The Women’s March, Violence, and Anti-Capitalism

Mariah Brennan Clegg

Summary: Adapted from a speech to the Women’s March in Santa Barbara, which drew several hundred people on January 20, 2018 — Editors

We tend to think of violence as a violation of the norm, but I want to argue that violence is built into the everyday dysfunction our society. The task of our movement must be to recognize the violence of those systems we take for granted, and work to dismantle them.

As an anarchist and a Marxist-Humanist, much of my understanding of  systemic violence begins with the state, but it is deepened through connection to a wide range of queer, anti-racist, anti-colonial, and anti-capitalist struggles.

In the U.S., the state has shown that it is incompetent in protecting women from interpersonal violence. The police are twice as likely as civilians to abuse their spouses. They routinely kill civilians, especially people of color, and deport our friends and family. Transwomen of color are more likely than any other group to be victims of violence, and the state responds by imprisoning those women who defend themselves. The state’s failure to properly fund public healthcare has shown that it does not care about the health of women, mothers, and children. Abroad, our imperial state enacts violence against women by, through war and economic exploitation, introducing and deepening coercive structures. Under state flags, capitalism is destroying the planet, and most of those consequences fall on women.

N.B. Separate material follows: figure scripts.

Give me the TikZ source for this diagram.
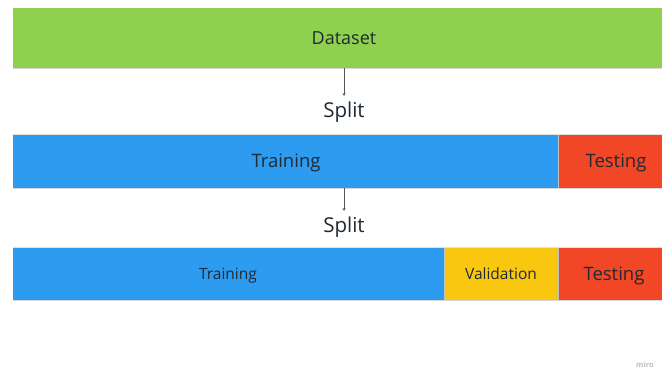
\documentclass[tikz,border=0pt]{standalone}
\usepackage{fontspec}
\setmainfont{Open Sans}
\usetikzlibrary{arrows.meta}
\definecolor{mgreen}{HTML}{8FD14F}
\definecolor{mblue}{HTML}{2D9BF0}
\definecolor{mred}{HTML}{F24726}
\definecolor{myellow}{HTML}{FAC710}
\definecolor{mtext}{HTML}{1F2A33}
\definecolor{mline}{HTML}{555555}
\tikzset{
  lbl/.style={text=mtext, inner sep=0pt, anchor=base},
  flow/.style={draw=mline, line width=0.9pt, -{Stealth[length=3pt,width=3pt]}},
}
\begin{document}
\begin{tikzpicture}[x=1pt,y=-1pt]
  \useasboundingbox (0,0) rectangle (662,382);
  \clip (0,0) rectangle (662,382);
  \fill[white] (0,0) rectangle (662,382);

  % full dataset
  \fill[mgreen] (13,8) rectangle (675,68);
  \draw[black!15, line width=0.6pt] (13,68.3) -- (675,68.3);
  \node[lbl, font=\fontsize{18}{21}\selectfont] (ds) at (344,44.5) {Dataset};
  \coordinate (dsb) at (344,68);

  % first split: training / testing
  \fill[mblue] (13,135) rectangle (558,188);
  \fill[mred] (558,135) rectangle (675,188);
  \draw[black!12, line width=0.6pt] (13,134.7) -- (675,134.7);
  \draw[black!15, line width=0.6pt] (13,188.3) -- (675,188.3);
  \draw[black!25, line width=0.5pt] (558,135) -- (558,188);
  \node[lbl, font=\fontsize{18.5}{22}\selectfont] (tr1) at (286,167.5) {Training};
  \node[lbl, font=\fontsize{18.5}{22}\selectfont] (te1) at (616,167.5) {Testing};
  \coordinate (trb) at (344,188);

  % second split: training / validation / testing
  \fill[mblue] (13,248) rectangle (444,300);
  \fill[myellow] (444,248) rectangle (558,300);
  \fill[mred] (558,248) rectangle (675,300);
  \draw[black!12, line width=0.6pt] (13,247.7) -- (675,247.7);
  \draw[black!15, line width=0.6pt] (13,300.3) -- (675,300.3);
  \draw[black!25, line width=0.5pt] (444,248) -- (444,300);
  \draw[black!25, line width=0.5pt] (558,248) -- (558,300);
  \node[lbl, font=\fontsize{15.5}{18}\selectfont] (tr2) at (228,279.5) {Training};
  \node[lbl, font=\fontsize{15.5}{18}\selectfont] (va2) at (501,279.5) {Validation};
  \node[lbl, font=\fontsize{18.5}{22}\selectfont] (te2) at (614,280.5) {Testing};

  % split labels and arrows
  \node[lbl, font=\fontsize{20.5}{24}\selectfont] (s1) at (344,118) {Split};
  \node[lbl, font=\fontsize{20.5}{24}\selectfont] (s2) at (344,233) {Split};
  \coordinate (a1) at (344,96);
  \coordinate (a2) at (344,211);
  \draw[flow] (dsb) -- (a1);
  \draw[flow] (trb) -- (a2);

  % watermark
  \node[text=black!25, font=\fontsize{7.5}{9}\selectfont\bfseries, inner sep=0pt] (wm) at (645,365) {miro};
\end{tikzpicture}
\end{document}
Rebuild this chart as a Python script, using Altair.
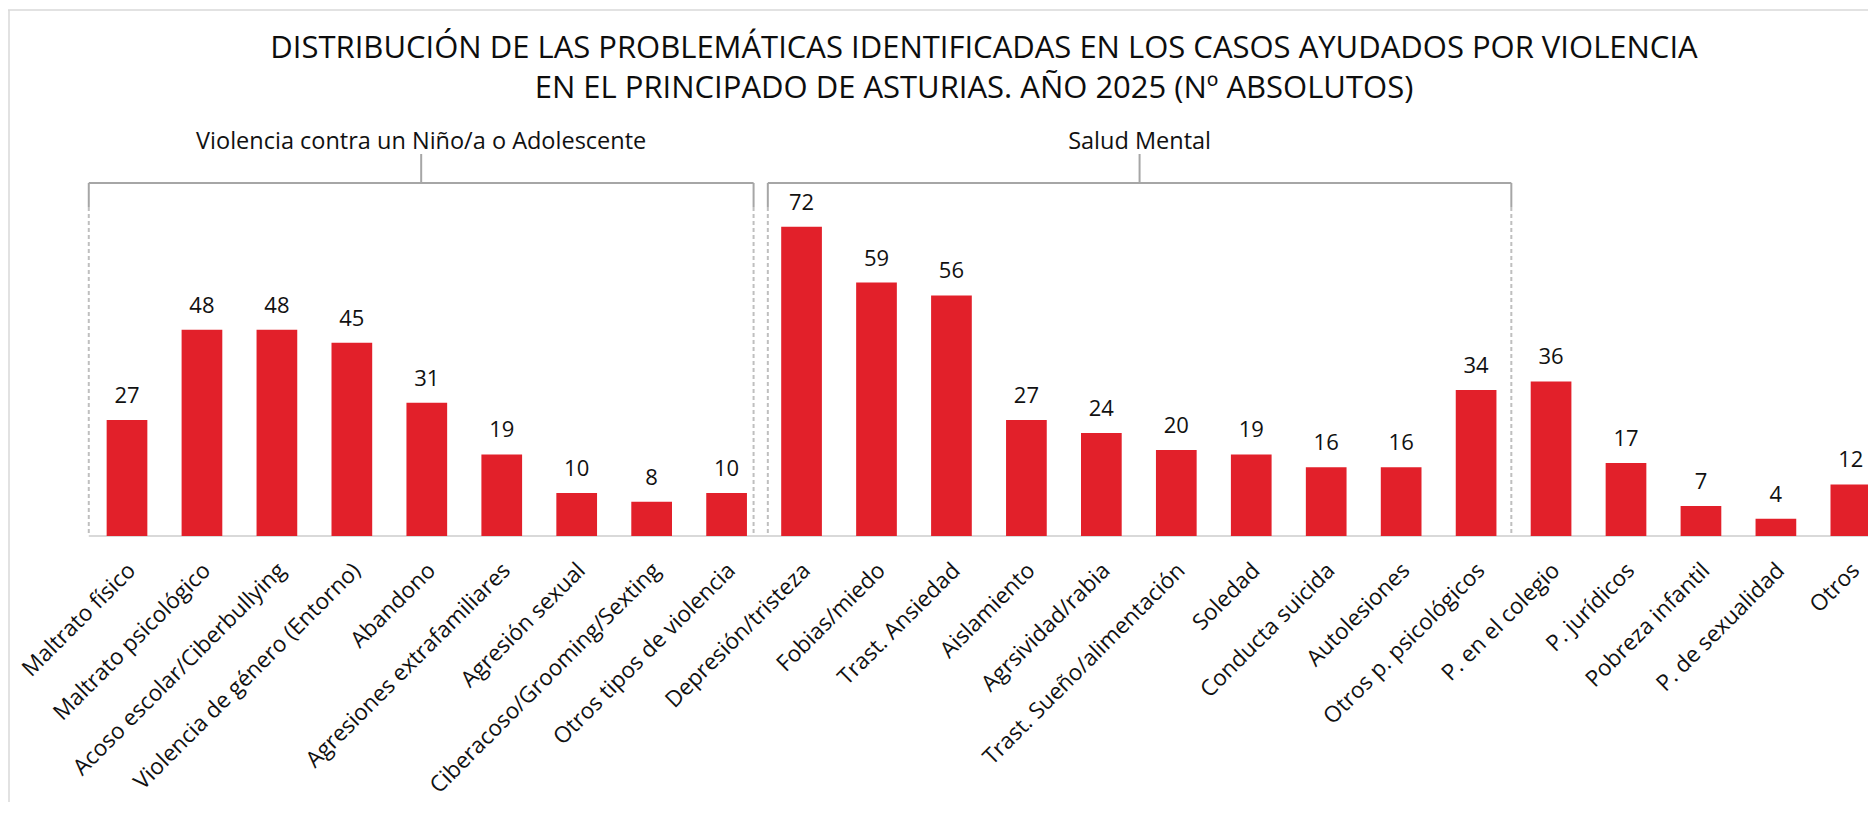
import altair as alt
import pandas as pd

# ---------------- data ----------------
categories = [
    "Maltrato físico", "Maltrato psicológico", "Acoso escolar/Ciberbullying",
    "Violencia de género (Entorno)", "Abandono", "Agresiones extrafamiliares",
    "Agresión sexual", "Ciberacoso/Grooming/Sexting", "Otros tipos de violencia",
    "Depresión/tristeza", "Fobias/miedo", "Trast. Ansiedad", "Aislamiento",
    "Agrsividad/rabia", "Trast. Sueño/alimentación", "Soledad", "Conducta suicida",
    "Autolesiones", "Otros p. psicológicos", "P. en el colegio", "P. jurídicos",
    "Pobreza infantil", "P. de sexualidad", "Otros",
]
values = [27, 48, 48, 45, 31, 19, 10, 8, 10, 72, 59, 56, 27, 24, 20, 19, 16, 16, 34,
          36, 17, 7, 4, 12]

group_names = ["Violencia contra un Niño/a o Adolescente", "Salud Mental"]
group_first = [0, 9]
group_last = [8, 18]

title_lines = [
    "DISTRIBUCIÓN DE LAS PROBLEMÁTICAS IDENTIFICADAS EN LOS CASOS AYUDADOS POR VIOLENCIA",
    "EN EL PRINCIPADO DE ASTURIAS. AÑO 2025 (Nº ABSOLUTOS)",
]

# ---------------- layout (pixel geometry of the page) ----------------
W, H = 1860, 794
PX0, PITCH = 127.0, 74.95     # page x of first bar centre, bar pitch
BASE, PXU = 536.0, 4.295      # page y of baseline, pixels per unit


def xi(px):
    return (px - PX0) / PITCH


def yv(py):
    return (BASE - py) / PXU


xs = alt.Scale(domain=[xi(8), xi(8 + W)], nice=False, zero=False)
ys = alt.Scale(domain=[yv(8 + H), yv(8)], nice=False, zero=False)

HALF_BAR = 20.35 / PITCH
RED = "#E2202A"
LABEL_FONT = "Open Sans"
NUM_FONT = "Open Sans"

df = pd.DataFrame({"idx": list(range(len(categories))), "cat": categories, "val": values})

base = alt.Chart(df)

bars = base.transform_calculate(
    x0=f"datum.idx - {HALF_BAR}", x1=f"datum.idx + {HALF_BAR}", zero="0"
).mark_bar(color=RED, clip=True).encode(
    x=alt.X("x0:Q", scale=xs, axis=None),
    x2="x1:Q",
    y=alt.Y("val:Q", scale=ys, axis=None),
    y2="zero:Q",
)

value_labels = base.mark_text(
    font=NUM_FONT, fontSize=22, color="#111111", baseline="alphabetic", dy=-17
).encode(
    x=alt.X("idx:Q", scale=xs, axis=None),
    y=alt.Y("val:Q", scale=ys, axis=None),
    text="val:Q",
)

cat_labels = base.transform_calculate(
    lx=f"datum.idx + {5 / PITCH}", ly=f"{yv(567)}"
).mark_text(
    font=LABEL_FONT, fontSize=22.5, color="#111111", angle=315, align="right",
    baseline="middle",
).encode(
    x=alt.X("lx:Q", scale=xs, axis=None),
    y=alt.Y("ly:Q", scale=ys, axis=None),
    text="cat:N",
)

# ---------------- brackets ----------------
left_off = [0.51, 0.45]
right_off = [0.36, 0.47]
Y_TOP, Y_SOLID, Y_TICK, Y_GLABEL = yv(183), yv(207), yv(154), yv(142)

solid_rows, dash_rows, glabel_rows = [], [], []
for g, name in enumerate(group_names):
    l = group_first[g] - left_off[g]
    r = group_last[g] + right_off[g]
    c = (l + r) / 2
    solid_rows += [
        {"x": l, "x2": r, "y": Y_TOP, "y2": Y_TOP},
        {"x": l, "x2": l, "y": Y_TOP, "y2": Y_SOLID},
        {"x": r, "x2": r, "y": Y_TOP, "y2": Y_SOLID},
        {"x": c, "x2": c, "y": Y_TOP, "y2": Y_TICK},
    ]
    dash_rows += [
        {"x": l, "x2": l, "y": Y_SOLID, "y2": 0.0},
        {"x": r, "x2": r, "y": Y_SOLID, "y2": 0.0},
    ]
    glabel_rows.append({"x": c, "y": Y_GLABEL, "t": name})

solid = alt.Chart(pd.DataFrame(solid_rows)).mark_rule(color="#A6A6A6", strokeWidth=2).encode(
    x=alt.X("x:Q", scale=xs, axis=None), x2="x2:Q",
    y=alt.Y("y:Q", scale=ys, axis=None), y2="y2:Q",
)
dashed = alt.Chart(pd.DataFrame(dash_rows)).mark_rule(
    color="#BFBFBF", strokeWidth=2, strokeDash=[4, 3]
).encode(
    x=alt.X("x:Q", scale=xs, axis=None), x2="x2:Q",
    y=alt.Y("y:Q", scale=ys, axis=None), y2="y2:Q",
)
glabels = alt.Chart(pd.DataFrame(glabel_rows)).mark_text(
    font=LABEL_FONT, fontSize=23.5, color="#111111", baseline="middle", align="center"
).encode(
    x=alt.X("x:Q", scale=xs, axis=None),
    y=alt.Y("y:Q", scale=ys, axis=None),
    text="t:N",
)

# baseline and frame
line_rows = [
    {"x": group_first[0] - left_off[0], "x2": xi(8 + W), "y": 0.0, "y2": 0.0},
]
baseline = alt.Chart(pd.DataFrame(line_rows)).mark_rule(color="#D9D9D9", strokeWidth=2).encode(
    x=alt.X("x:Q", scale=xs, axis=None), x2="x2:Q",
    y=alt.Y("y:Q", scale=ys, axis=None), y2="y2:Q",
)
border_rows = [
    {"x": xi(8), "x2": xi(8 + W), "y": yv(10), "y2": yv(10)},
    {"x": xi(9), "x2": xi(9), "y": yv(10), "y2": yv(8 + H)},
]
border = alt.Chart(pd.DataFrame(border_rows)).mark_rule(color="#D9D9D9", strokeWidth=1.5).encode(
    x=alt.X("x:Q", scale=xs, axis=None), x2="x2:Q",
    y=alt.Y("y:Q", scale=ys, axis=None), y2="y2:Q",
)

# title
title_df = pd.DataFrame({
    "t": title_lines,
    "x": [xi(984), xi(974)],
    "y": [yv(58), yv(98)],
})
title = alt.Chart(title_df).mark_text(
    font=NUM_FONT, fontSize=31, color="#0D0D0D", baseline="alphabetic", align="center"
).encode(
    x=alt.X("x:Q", scale=xs, axis=None),
    y=alt.Y("y:Q", scale=ys, axis=None),
    text="t:N",
)

chart = alt.layer(
    border, baseline, dashed, solid, bars, value_labels, cat_labels, glabels, title
).properties(
    width=W, height=H,
    autosize=alt.AutoSizeParams(type="none"),
).configure(padding=0).configure_view(stroke=None)

chart.save("out.html", embed_options={"renderer": "svg", "actions": False})
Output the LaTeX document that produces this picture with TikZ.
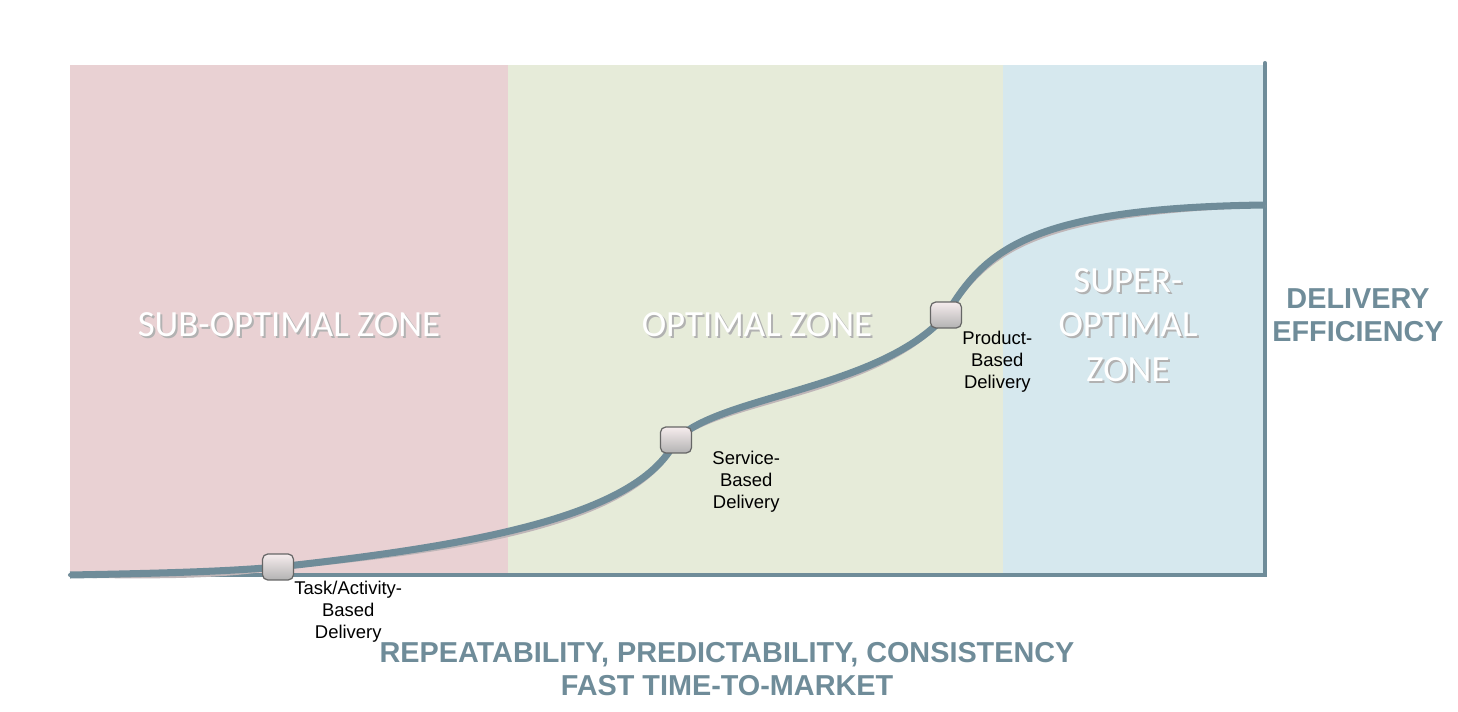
\documentclass[tikz,border=0pt]{standalone}
\usepackage{fontspec}
\setmainfont{Liberation Sans}
\newfontfamily\zonefont{Carlito}
\usetikzlibrary{positioning}

\definecolor{slate}{HTML}{6F8C99}
\definecolor{subzone}{HTML}{E9D1D3}
\definecolor{optzone}{HTML}{E6EBD9}
\definecolor{superzone}{HTML}{D6E8EE}
\definecolor{curveshadow}{HTML}{BFB6B8}

\tikzset{
  axis/.style={draw=slate, line width=2.3pt, line cap=round},
  curve/.style={draw=slate, line width=4pt},
  stage/.style={rectangle, rounded corners=3pt, minimum width=0.62cm, minimum height=0.52cm,
    top color=white!60!subzone, bottom color=black!30, draw=black!60, line width=0.7pt},
  stagelabel/.style={align=center, inner sep=0pt, font=\fontsize{10.5}{12.5}\selectfont},
  zonelabel/.style={align=center, text=white, font=\zonefont\fontsize{21}{25.5}\selectfont},
  zoneshadow/.style={zonelabel, text=black!30, xshift=0.04cm, yshift=-0.04cm},
  axislabel/.style={align=center, text=slate, font=\bfseries\fontsize{16.4}{18.7}\selectfont}
}

\begin{document}
\begin{tikzpicture}[x=0.02cm,y=-0.02cm]
  \useasboundingbox (0,0) rectangle (1458,712);

  % zones
  \fill[subzone] (70,65) rectangle (508,575);
  \fill[optzone] (508,65) rectangle (1003,575);
  \fill[superzone] (1003,65) rectangle (1265,575);

  \node[zoneshadow] (subs) at (289,325) {SUB-OPTIMAL ZONE};
  \node[zonelabel] (sub) at (289,325) {SUB-OPTIMAL ZONE};
  \node[zoneshadow] (opts) at (757,325) {OPTIMAL ZONE};
  \node[zonelabel] (opt) at (757,325) {OPTIMAL ZONE};
  \node[zoneshadow] (supers) at (1128,325) {SUPER-\\OPTIMAL\\ZONE};
  \node[zonelabel] (super) at (1128,325) {SUPER-\\OPTIMAL\\ZONE};

  % axes
  \coordinate (origin) at (70,575);
  \coordinate (corner) at (1265,575);
  \coordinate (top) at (1265,63);
  \draw[axis] (origin) -- (corner) -- (top);

  % maturity curve
  \coordinate (p1) at (278,567);
  \coordinate (p2) at (676,440);
  \coordinate (p3) at (946,315);
  \coordinate (end) at (1265,205);

  \draw[curveshadow, line width=3pt, yshift=-0.08cm] (origin) .. controls (180,573) and (230,571) .. (p1)
    .. controls (480,545) and (640,515) .. (p2)
    .. controls (720,395) and (880,390) .. (p3)
    .. controls (985,250) and (1030,208) .. (end);
  \draw[curve] (origin) .. controls (180,573) and (230,571) .. (p1)
    .. controls (480,545) and (640,515) .. (p2)
    .. controls (720,395) and (880,390) .. (p3)
    .. controls (985,250) and (1030,208) .. (end);

  \node[stage] (task) at (p1) {};
  \node[stage] (service) at (p2) {};
  \node[stage] (product) at (p3) {};

  \node[stagelabel, below right=0pt and 0pt of task] (tasklabel) {Task/Activity-\\Based\\Delivery};
  \node[stagelabel, below right=-0.05cm and 0.4cm of service] (servicelabel) {Service-\\Based\\Delivery};
  \node[stagelabel, below right=0.05cm and 0pt of product] (productlabel) {Product-\\Based\\Delivery};

  % axis titles
  \node[axislabel] (yaxis) at (1358,315) {DELIVERY\\EFFICIENCY};
  \node[axislabel] (xaxis) at (727,669) {REPEATABILITY, PREDICTABILITY, CONSISTENCY\\FAST TIME-TO-MARKET};
\end{tikzpicture}
\end{document}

If you care about ending violence against women, you have to be anti-racist. You have to be anti-colonial. You have to be anti-capitalist. You have to be anti-state.

From here our work must be to dismantle the systems that define the status quo and stop asking for their help or their blessing. We postponed our march today so the police could be here. Even within this movement we think they are here to protect us. We are safer when they are not present, that goes especially for our undocumented sisters.

What this means for our movement to end violence is that we can’t simply pass laws and hope for the best. We need to create a culture where violence against women is morally unthinkable.